▶ **RAW DATA**
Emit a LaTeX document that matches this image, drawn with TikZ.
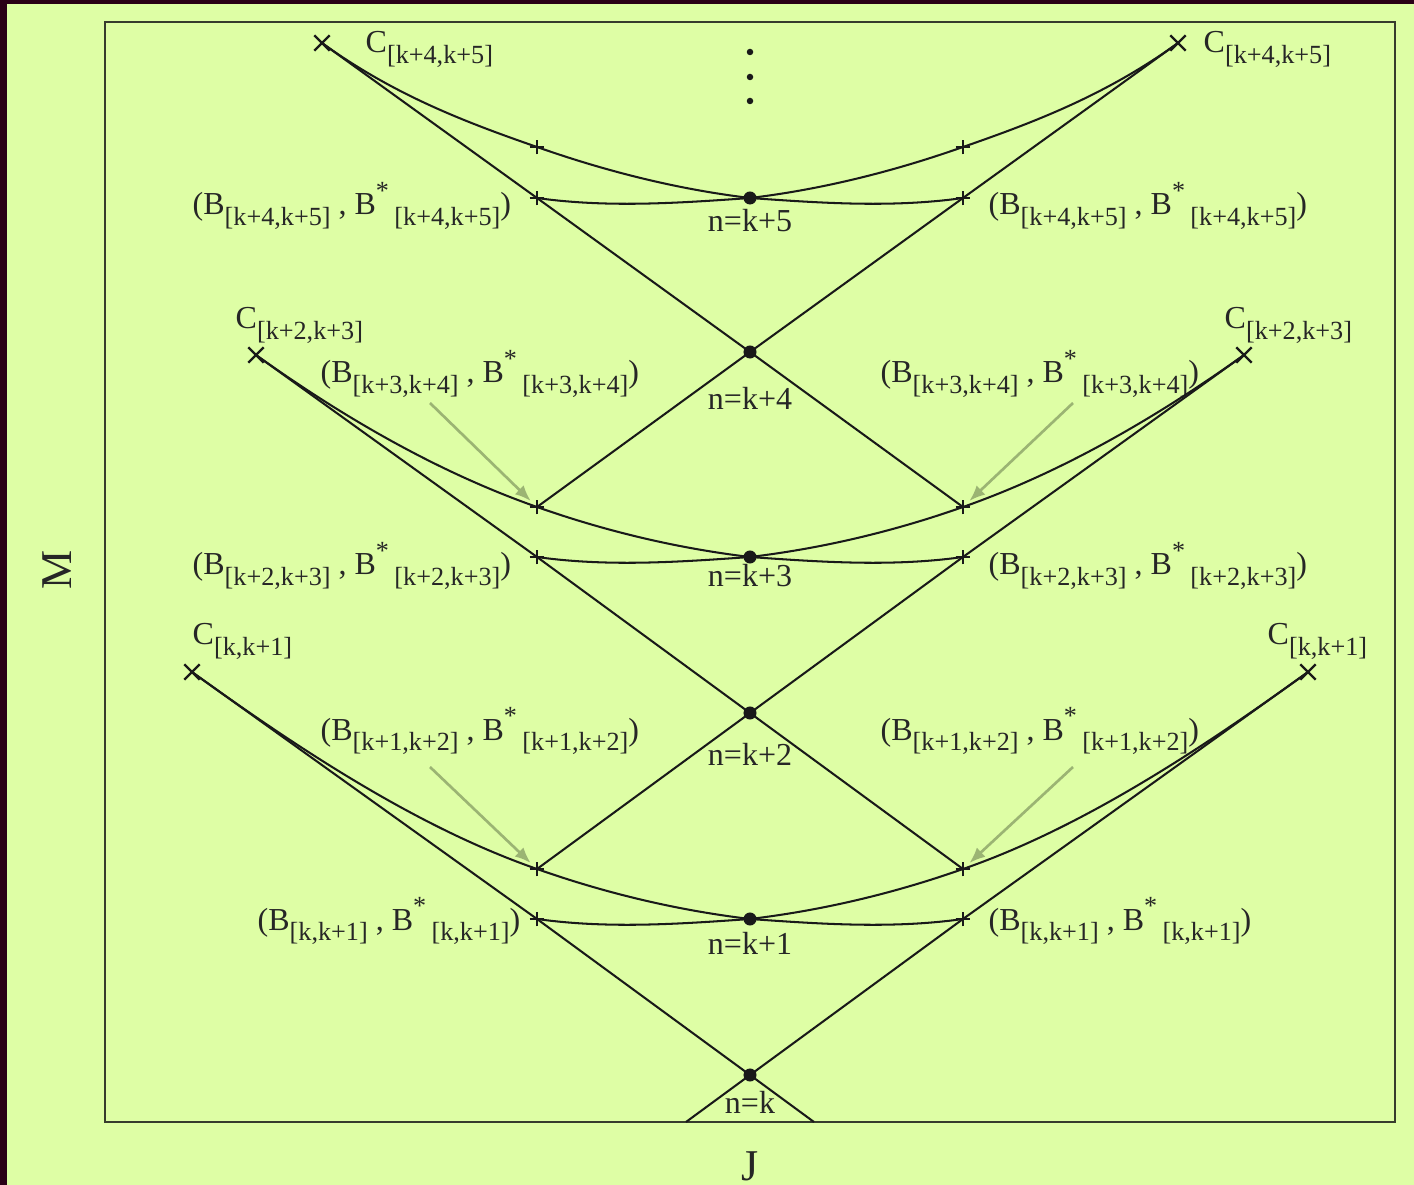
\documentclass[tikz,border=0pt]{standalone}
\usepackage{fontspec}
\setmainfont{Liberation Serif}
\usepackage{xcolor}
\definecolor{panelGreen}{RGB}{222,254,165}
\definecolor{edgeDark}{RGB}{42,0,22}
\definecolor{frameDark}{RGB}{55,60,45}
\definecolor{pointerGray}{RGB}{155,180,115}
\usetikzlibrary{shapes.misc,arrows.meta}

\newcommand{\lowsub}[1]{\raisebox{-3pt}{\fontsize{7.45}{8}\selectfont#1}}
\newcommand{\highstar}{\raisebox{4.3pt}{\fontsize{7.45}{8}\selectfont*}}
\newcommand{\Clab}[1]{C\lowsub{[#1]}}
\newcommand{\Blab}[1]{(B\lowsub{[#1]} , B\highstar\,\lowsub{[#1]})}

\begin{document}
\begin{tikzpicture}[
    x=0.01cm, y=-0.01cm,
    curveLine/.style={draw=black!90, line width=0.58pt},
    dotNode/.style={circle, fill=black!90, inner sep=0pt, minimum size=0.13cm},
    smallDot/.style={circle, fill=black!90, inner sep=0pt, minimum size=0.065cm},
    crossMark/.style={cross out, draw=black!90, line width=0.7pt, inner sep=0pt, minimum size=0.13cm},
    plusMark/.style={cross out, draw=black!90, line width=0.55pt, inner sep=0pt, minimum size=0.085cm, rotate=45},
    stateLabel/.style={font=\fontsize{9.1}{10}\selectfont, text=black!85, inner sep=0pt},
    axisLabel/.style={font=\fontsize{12.5}{14}\selectfont, text=black!85, inner sep=0pt},
    pointer/.style={-{Latex[length=4.5pt,width=3.6pt]}, draw=pointerGray, line width=0.75pt, shorten >=2.5pt}
]
    \useasboundingbox (0,0) rectangle (1414,1185);

    % Background and frame
    \fill[edgeDark] (0,0) rectangle (1414,1185);
    \fill[panelGreen] (7,4) rectangle (1414,1185);
    \draw[frameDark, line width=0.6pt] (105,22) rectangle (1395,1122);

    % Crossing points
    \node[dotNode] (n0) at (750,1075) {};
    \node[dotNode] (n1) at (750,919) {};
    \node[dotNode] (n2) at (750,713) {};
    \node[dotNode] (n3) at (750,557) {};
    \node[dotNode] (n4) at (750,352) {};
    \node[dotNode] (n5) at (750,198) {};
    \node[smallDot] (vd1) at (750,52) {};
    \node[smallDot] (vd2) at (750,77) {};
    \node[smallDot] (vd3) at (750,101) {};

    % C end points
    \node[crossMark] (cL1) at (192,672) {};
    \node[crossMark] (cR1) at (1308,672) {};
    \node[crossMark] (cL3) at (256,355) {};
    \node[crossMark] (cR3) at (1244,355) {};
    \node[crossMark] (cL5) at (322,43) {};
    \node[crossMark] (cR5) at (1178,43) {};

    % B points
    \node[plusMark] (pL1a) at (537,869) {};
    \node[plusMark] (pL1b) at (537,919) {};
    \node[plusMark] (pR1a) at (963,869) {};
    \node[plusMark] (pR1b) at (963,919) {};
    \node[plusMark] (pL3a) at (537,507) {};
    \node[plusMark] (pL3b) at (537,557) {};
    \node[plusMark] (pR3a) at (963,507) {};
    \node[plusMark] (pR3b) at (963,557) {};
    \node[plusMark] (pL5a) at (537,147) {};
    \node[plusMark] (pL5b) at (537,198) {};
    \node[plusMark] (pR5a) at (963,147) {};
    \node[plusMark] (pR5b) at (963,198) {};

    \coordinate (bL) at (686,1122);
    \coordinate (bR) at (814,1122);

    % Labels
    \node[stateLabel, anchor=base west] (lC5L) at (365,53) {\Clab{k+4,k+5}};
    \node[stateLabel, anchor=base west] (lC5R) at (1203,53) {\Clab{k+4,k+5}};
    \node[stateLabel, anchor=base west] (lB5L) at (192,215) {\Blab{k+4,k+5}};
    \node[stateLabel, anchor=base west] (lB5R) at (988,215) {\Blab{k+4,k+5}};
    \node[stateLabel, anchor=base] (lN5) at (750,232) {n=k+5};
    \node[stateLabel, anchor=base west] (lC3L) at (235,329) {\Clab{k+2,k+3}};
    \node[stateLabel, anchor=base west] (lC3R) at (1224,329) {\Clab{k+2,k+3}};
    \node[stateLabel, anchor=base west] (lB4L) at (320,383) {\Blab{k+3,k+4}};
    \node[stateLabel, anchor=base west] (lB4R) at (880,383) {\Blab{k+3,k+4}};
    \node[stateLabel, anchor=base] (lN4) at (750,410) {n=k+4};
    \node[stateLabel, anchor=base west] (lB3L) at (192,575) {\Blab{k+2,k+3}};
    \node[stateLabel, anchor=base west] (lB3R) at (988,575) {\Blab{k+2,k+3}};
    \node[stateLabel, anchor=base] (lN3) at (750,587) {n=k+3};
    \node[stateLabel, anchor=base west] (lC1L) at (192,645) {\Clab{k,k+1}};
    \node[stateLabel, anchor=base west] (lC1R) at (1267,645) {\Clab{k,k+1}};
    \node[stateLabel, anchor=base west] (lB2L) at (320,740) {\Blab{k+1,k+2}};
    \node[stateLabel, anchor=base west] (lB2R) at (880,740) {\Blab{k+1,k+2}};
    \node[stateLabel, anchor=base] (lN2) at (750,765) {n=k+2};
    \node[stateLabel, anchor=base west] (lB1L) at (257,930) {\Blab{k,k+1}};
    \node[stateLabel, anchor=base west] (lB1R) at (988,930) {\Blab{k,k+1}};
    \node[stateLabel, anchor=base] (lN1) at (750,955) {n=k+1};
    \node[stateLabel, anchor=base] (lN0) at (750,1113) {n=k};
    \node[axisLabel, anchor=base] (labJ) at (750,1180) {J};
    \node[axisLabel, rotate=90] (labM) at (57,570) {M};

    % Straight lines
    \draw[curveLine] (cL1.center) -- (pL1b.center) -- (n0.center) -- (bR);
    \draw[curveLine] (cR1.center) -- (pR1b.center) -- (n0.center) -- (bL);
    \draw[curveLine] (cL3.center) -- (pL3b.center) -- (n2.center) -- (pR1a.center);
    \draw[curveLine] (cR3.center) -- (pR3b.center) -- (n2.center) -- (pL1a.center);
    \draw[curveLine] (cL5.center) -- (pL5b.center) -- (n4.center) -- (pR3a.center);
    \draw[curveLine] (cR5.center) -- (pR5b.center) -- (n4.center) -- (pL3a.center);

    % Curves, level k+1
    \draw[curveLine] (cL1.center) .. controls (307,755) and (422,829) .. (pL1a.center)
        .. controls (608,894) and (679,910.5) .. (n1.center)
        .. controls (821,910.5) and (892,894) .. (pR1a.center)
        .. controls (1078,829) and (1193,755) .. (cR1.center);
    \draw[curveLine] (pL1b.center) .. controls (608,929) and (679,924) .. (n1.center)
        .. controls (821,924) and (892,929) .. (pR1b.center);

    % Curves, level k+3
    \draw[curveLine] (cL3.center) .. controls (350,422) and (443,474) .. (pL3a.center)
        .. controls (608,532) and (679,548.5) .. (n3.center)
        .. controls (821,548.5) and (892,532) .. (pR3a.center)
        .. controls (1057,474) and (1150,422) .. (cR3.center);
    \draw[curveLine] (pL3b.center) .. controls (608,567) and (679,562) .. (n3.center)
        .. controls (821,562) and (892,567) .. (pR3b.center);

    % Curves, level k+5
    \draw[curveLine] (cL5.center) .. controls (394,95) and (465,122) .. (pL5a.center)
        .. controls (608,172) and (679,189.5) .. (n5.center)
        .. controls (821,189.5) and (892,172) .. (pR5a.center)
        .. controls (1035,122) and (1106,95) .. (cR5.center);
    \draw[curveLine] (pL5b.center) .. controls (608,208) and (679,203) .. (n5.center)
        .. controls (821,203) and (892,208) .. (pR5b.center);

    % Pointers
    \coordinate (tailL4) at (430,403);
    \coordinate (tailR4) at (1073,403);
    \coordinate (tailL2) at (430,767);
    \coordinate (tailR2) at (1073,767);
    \draw[pointer] (tailL4) -- (pL3a.center);
    \draw[pointer] (tailR4) -- (pR3a.center);
    \draw[pointer] (tailL2) -- (pL1a.center);
    \draw[pointer] (tailR2) -- (pR1a.center);

\end{tikzpicture}
\end{document}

▶ **GOAL**
Leave out the pictures. Transcribe only the lines above, from the first through the one that contains "(vd3) at (750,101)".

▶ **RESULT FOR THIS TASK**
Emit a LaTeX document that matches this image, drawn with TikZ.
\documentclass[tikz,border=0pt]{standalone}
\usepackage{fontspec}
\setmainfont{Liberation Serif}
\usepackage{xcolor}
\definecolor{panelGreen}{RGB}{222,254,165}
\definecolor{edgeDark}{RGB}{42,0,22}
\definecolor{frameDark}{RGB}{55,60,45}
\definecolor{pointerGray}{RGB}{155,180,115}
\usetikzlibrary{shapes.misc,arrows.meta}

\newcommand{\lowsub}[1]{\raisebox{-3pt}{\fontsize{7.45}{8}\selectfont#1}}
\newcommand{\highstar}{\raisebox{4.3pt}{\fontsize{7.45}{8}\selectfont*}}
\newcommand{\Clab}[1]{C\lowsub{[#1]}}
\newcommand{\Blab}[1]{(B\lowsub{[#1]} , B\highstar\,\lowsub{[#1]})}

\begin{document}
\begin{tikzpicture}[
    x=0.01cm, y=-0.01cm,
    curveLine/.style={draw=black!90, line width=0.58pt},
    dotNode/.style={circle, fill=black!90, inner sep=0pt, minimum size=0.13cm},
    smallDot/.style={circle, fill=black!90, inner sep=0pt, minimum size=0.065cm},
    crossMark/.style={cross out, draw=black!90, line width=0.7pt, inner sep=0pt, minimum size=0.13cm},
    plusMark/.style={cross out, draw=black!90, line width=0.55pt, inner sep=0pt, minimum size=0.085cm, rotate=45},
    stateLabel/.style={font=\fontsize{9.1}{10}\selectfont, text=black!85, inner sep=0pt},
    axisLabel/.style={font=\fontsize{12.5}{14}\selectfont, text=black!85, inner sep=0pt},
    pointer/.style={-{Latex[length=4.5pt,width=3.6pt]}, draw=pointerGray, line width=0.75pt, shorten >=2.5pt}
]
    \useasboundingbox (0,0) rectangle (1414,1185);

    % Background and frame
    \fill[edgeDark] (0,0) rectangle (1414,1185);
    \fill[panelGreen] (7,4) rectangle (1414,1185);
    \draw[frameDark, line width=0.6pt] (105,22) rectangle (1395,1122);

    % Crossing points
    \node[dotNode] (n0) at (750,1075) {};
    \node[dotNode] (n1) at (750,919) {};
    \node[dotNode] (n2) at (750,713) {};
    \node[dotNode] (n3) at (750,557) {};
    \node[dotNode] (n4) at (750,352) {};
    \node[dotNode] (n5) at (750,198) {};
    \node[smallDot] (vd1) at (750,52) {};
    \node[smallDot] (vd2) at (750,77) {};
    \node[smallDot] (vd3) at (750,101) {};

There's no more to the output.